Editorial: The Great Credit Crunch

This Editorial appears in the Oct. 6 print edition of Transport Topics. Click here to subscribe today.

Trucking is quickly feeling the consequences of the financial meltdown that has paralyzed the nation’s banking and lending community.

Fleets — especially smaller ones — are finding their once-liberal access to the credit they rely upon to run their businesses is now severely restricted, as financial houses grow increasingly afraid to lend money to virtually anyone.

Larger companies, especially those “with no debt and a lot of cash on the balance sheet, are the ones who are most likely to get through this [credit crunch] smoothly,” said Jason Seidl, an analyst at Dahlman Rose.



There is much anecdotal evidence of the pain caused by lack of available cash: from fleets that can’t finance fuel deliveries to those finding it impossible to sell off used equipment because potential buyers can’t find their own financing.

“We need lenders to lend,” explained Bob Costello, chief economist for American Trucking Associations.

Fleets, like businesses in every market niche, rely on credit, both for short-term transactions such as large fuel purchases and to pay for major expenditures such as mergers and acquisitions.

While much of our attention has been held by nose dives on Wall Street and decimation in the investment ranks, credit liquidity may be a more worrisome result of a financial meltdown.

Newspapers and magazines are full of stories of businesses having to trim production or even close down for want of credit.
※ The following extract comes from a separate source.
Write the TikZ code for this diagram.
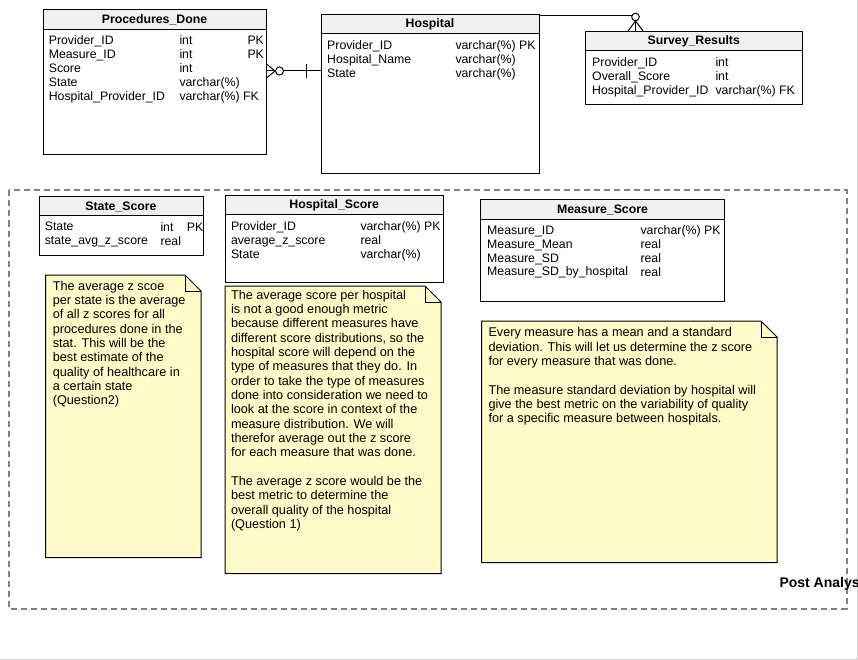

Automakers last week pointed to the inability of prospective buyers to obtain financing as a major factor in the plunge of car and light-truck sales in September to the lowest point since April 1992. Toyota, Ford and Chrysler posted drops of more than 30% from year-ago levels.

The Federal Reserve reportedly is considering another interest-rate cut to try to spur more lending, but that might well provoke further deterioration in the dollar — with a resultant increase in inflation — and would surely push fuel prices up again. The decline in crude oil to around $100 a barrel has been about the only bright spot during this turmoil.

Because there is little we can do on our own to resolve these issues, we are all relying on Congress and the White House to get us out of this mess before things get worse.